Nest Labs makes a smart thermostat that promotes energy saving by studying its owner’s habits and predicting things about when people are home and what they are likely to do with their home heating and cooling. Using a clever system of awards for the homeowner (green “leaves” for doing the energy-efficient thing), the thermostat is intended to save money through efficiency.
Since its ballyhooed launch in October, the $249 device has sold “in the mid-hundreds of thousands” of units, according to the company. That is not yet a barn burner, so to speak, but it’s not bad for a device that costs about twice what a standard energy-saving thermostat does.
The device also collects enough data that Nest can start to draw from really large data sets on consumption and correlate that knowledge with information from other sources, like weather forecasts, to make a more powerful product.
Each Nest thermostat “is as powerful as a high-end smartphone, and they communicate with each other inside a house,” says Tony Fadell, Nest’s founder and chief executive. “We can gather all that data, mix it with other data we store in the cloud, and push different algorithms to different houses to see how people react.”
That approach, continually testing one feature against another and going with the one that consumers respond to best, is called A/B testing when done with Internet software. It is how Google and others make their products. As more physical objects fill up with software and develop two-way interactions with the network, Mr. Fadell says, they can be developed the same way.
The data from the thermostats includes things like when people are home. Cats and small dogs can be separated out from humans, since the thermostats have motion sensors that can determine the relative masses of different-size critters.

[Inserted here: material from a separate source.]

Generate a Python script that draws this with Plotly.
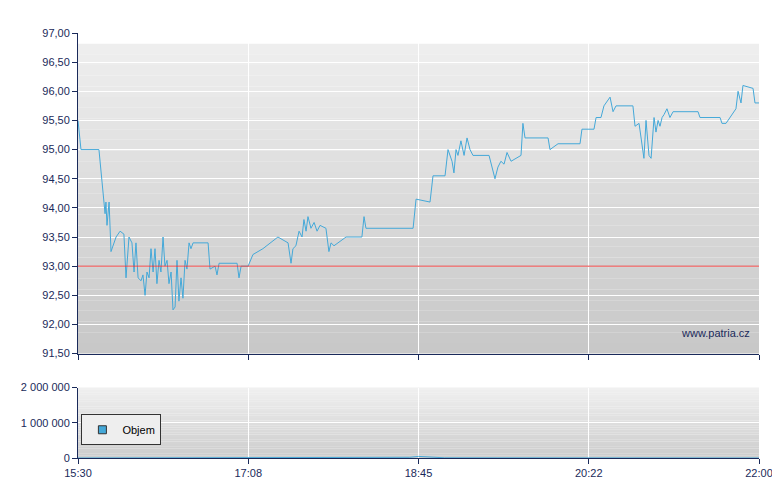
import plotly.graph_objects as go
from plotly.subplots import make_subplots

# minutes after 15:30
price_t = [0, 1.7, 12.0, 14.3, 15.5, 16.0, 16.6, 17.8, 18.9, 21.8, 24.1, 26.3, 27.5, 29.2, 30.9, 32.1, 33.2, 34.4,
           36.1, 37.2, 38.4, 39.5, 40.7, 41.8, 43.0, 44.1, 45.2, 46.4, 47.5, 48.7, 49.8, 51.0, 52.1, 53.3, 54.4,
           55.6, 56.7, 57.8, 59.0, 60.1, 61.3, 62.4, 63.6, 64.7, 65.9, 74.5, 75.6, 78.5, 79.6, 80.8, 91.1, 92.2,
           93.4, 97.4, 100.2, 105.9, 114.5, 120.3, 122.0, 123.1, 124.8, 126.6, 128.3, 129.4, 130.6, 131.7, 133.4,
           135.2, 136.9, 138.6, 142.0, 143.7, 144.9, 146.6, 153.5, 162.6, 163.8, 164.9, 191.9, 193.6, 201.6, 203.3,
           210.2, 211.9, 214.2, 215.3, 216.5, 217.6, 219.3, 221.1, 222.8, 224.5, 226.2, 235.4, 237.1, 238.8, 240.5,
           242.2, 244.0, 245.7, 248.0, 253.7, 254.8, 256.0, 269.2, 270.3, 274.9, 287.5, 288.6, 295.5, 296.7, 299.5,
           301.2, 304.7, 306.4, 308.1, 317.8, 319.0, 321.3, 323.0, 324.1, 325.3, 327.0, 328.2, 329.9, 331.0, 332.2,
           333.3, 334.5, 335.6, 337.3, 339.0, 340.8, 355.1, 356.2, 367.7, 368.8, 371.1, 373.4, 376.8, 378.0, 379.7,
           380.8, 386.6, 387.7, 390]
price = [95.5, 95.0, 95.0, 94.2, 93.9, 94.1, 93.7, 94.1, 93.25, 93.5, 93.6, 93.55, 92.8, 93.5, 93.4, 92.9, 93.4, 92.8,
         92.75, 92.85, 92.5, 92.9, 92.8, 93.3, 92.9, 93.3, 92.7, 93.1, 92.9, 93.5, 93.0, 93.1, 92.7, 92.9, 92.25,
         92.3, 93.1, 92.4, 92.8, 92.45, 93.1, 92.95, 93.4, 93.3, 93.4, 93.4, 92.95, 93.0, 92.85, 93.05, 93.05, 92.8,
         93.0, 93.0, 93.2, 93.3, 93.5, 93.4, 93.05, 93.3, 93.35, 93.6, 93.5, 93.8, 93.6, 93.85, 93.65,
         93.75, 93.6, 93.7, 93.65, 93.25, 93.4, 93.35, 93.5, 93.5, 93.85, 93.65, 93.65, 94.15, 94.1, 94.55,
         94.55, 95.0, 94.8, 94.6, 95.0, 94.9, 95.15, 94.9, 95.2, 95.0, 94.9, 94.9, 94.7, 94.5, 94.7,
         94.8, 94.75, 94.95, 94.8, 94.9, 95.45, 95.2, 95.2, 95.0, 95.1, 95.1, 95.35, 95.35, 95.55, 95.55,
         95.75, 95.9, 95.65, 95.75, 95.75, 95.4, 95.45, 95.1, 94.85, 95.5, 94.9, 94.85, 95.55, 95.3, 95.5,
         95.4, 95.55, 95.6, 95.7, 95.55, 95.65, 95.65, 95.55, 95.55, 95.45, 95.45, 95.55, 95.7, 96.0, 95.8,
         96.1, 96.05, 95.8, 95.8]

vol_t = [0, 60, 120, 180, 190, 195, 200, 205, 210, 240, 300, 330, 385, 390]
vol = [0, 3000, 5000, 8000, 20000, 45000, 30000, 15000, 5000, 4000, 3000, 2000, 15000, 0]

prev_close = 93.0
tick_t = [0, 97.5, 195, 292.5, 390]
tick_lbl = ['15:30', '17:08', '18:45', '20:22', '22:00']

fig = make_subplots(rows=2, cols=1, row_heights=[0.82, 0.18], vertical_spacing=0.08, shared_xaxes=True)

# gradient background
shapes = []
n = 30
for ax, top, bot in [('', (240, 240, 240), (200, 200, 200)), ('2', (240, 240, 240), (205, 205, 205))]:
    for s in range(n):
        f = s / (n - 1)
        c = tuple(int(top[k] + (bot[k] - top[k]) * f) for k in range(3))
        shapes.append(dict(type='rect', xref='x%s domain' % ax, yref='y%s domain' % ax, x0=0, x1=1,
                           y0=1 - (s + 1) / n, y1=1 - s / n, fillcolor='rgb(%d,%d,%d)' % c,
                           line_width=0, layer='below'))

fig.add_trace(go.Scatter(x=price_t, y=price, mode='lines', line=dict(color='#44a8d8', width=1),
                         showlegend=False), row=1, col=1)
fig.add_trace(go.Scatter(x=vol_t, y=vol, mode='lines', line=dict(color='#44a8d8', width=1),
                         showlegend=False), row=2, col=1)
# legend swatch
fig.add_trace(go.Scatter(x=[None], y=[None], mode='markers', name='Objem',
                         marker=dict(symbol='square', size=8, color='#44a8d8', line=dict(color='#333', width=1))),
              row=2, col=1)
fig.add_hline(y=prev_close, line=dict(color='#e84040', width=1), row=1, col=1)

axline = dict(showline=True, linecolor='#1a2a5a', mirror=False, ticks='outside', tickcolor='#1a2a5a',
              ticklen=5, gridcolor='white', gridwidth=1, zeroline=False, automargin=False)
fig.update_xaxes(range=[0, 390], tickvals=tick_t, ticktext=tick_lbl, **axline)
fig.update_xaxes(showticklabels=False, row=1, col=1)
fig.update_yaxes(range=[91.5, 97], dtick=0.5, tickformat='.2f', **axline, row=1, col=1)
fig.update_yaxes(range=[0, 2000000], tickvals=[0, 1000000, 2000000], tickformat=',d', **axline, row=2, col=1)

fig.add_annotation(text='www.patria.cz', xref='x domain', yref='y domain', x=0.99, y=0.04,
                   xanchor='right', yanchor='bottom', showarrow=False, font=dict(size=11, color='#1a2a5a'))

fig.update_layout(width=780, height=490, margin=dict(l=70, r=29, t=25, b=40),
                  paper_bgcolor='white', plot_bgcolor='rgba(0,0,0,0)', shapes=shapes,
                  separators=', ', font=dict(family='Liberation Sans', size=11, color='#1a2a5a'),
                  showlegend=True,
                  legend=dict(x=0.005, y=0.03, xanchor='left', yanchor='bottom', bgcolor='#eeeeee',
                              bordercolor='#333333', borderwidth=1, itemwidth=30,
                              font=dict(size=11, color='black')))

fig.write_html("out.html")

Data in Nest’s cloud servers crunches their information with things like the customer’s ZIP code, location and weather forecasts. If it looks like it’s getting cold, the system can then turn on the heating faster.

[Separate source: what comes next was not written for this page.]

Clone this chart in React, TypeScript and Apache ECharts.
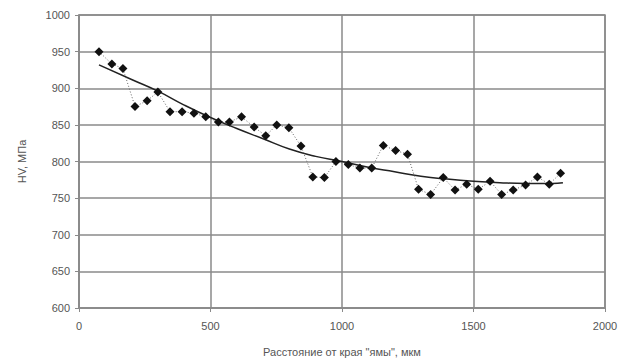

As with much of the software released over the Internet and then adjusted as its creators see what customers do with it, the thermostat’s actions have changed as the company has learned about human habits.
“We found that people are more predictable in their habits, things like when they go out in the morning,” Mr. Fadell says.

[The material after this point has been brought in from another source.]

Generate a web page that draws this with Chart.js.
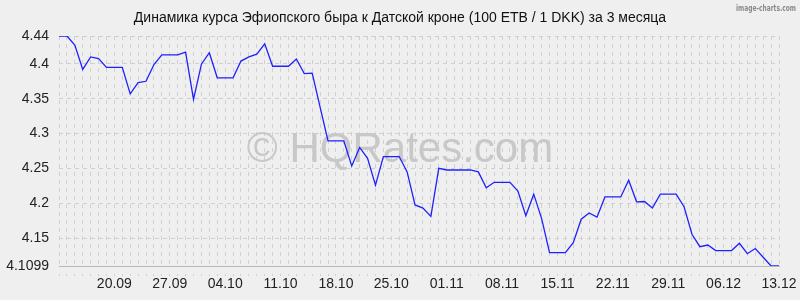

Part of what the company needs to do, he says, is to make sure people feel that their machine understands them. “It’s really important to give a lot of weight to any errors in prediction, so you don’t make them again,” he says.
The company also sends customers reports on their energy-saving behavior (including how many “leaves” they earned) and compares that information with local and national averages. Nothing like a little competition to keep people interested.
Some of the education has been specific to a single house. A feature introduced last spring focused on the time an air conditioner’s compressor needed to be on to generate enough cool air to bring a specific home’s temperature down. Usually the compressor is on the whole time fans are blowing over it and circulating the air, so limiting the use of the compressor saved about 30 percent of energy expended.
Mr. Fadell, who earlier played important roles in the creation of the iPod and the iPhone at Apple, indicated that Nest’s data-driven education about the home won’t just go into that thing on the wall.
“Algorithms can really change the way we use energy and how we interact with all kinds of products,” Mr. Fadell says. “The company is called ‘Nest,’ not ‘Thermostat.'”
I also asked Mr. Fadell about energy savings in general. Even more important than his device, or solar panels, or anything else, he said, was decent insulation and well-fitted doors and windows.
“Worry about that before anything else,” he said.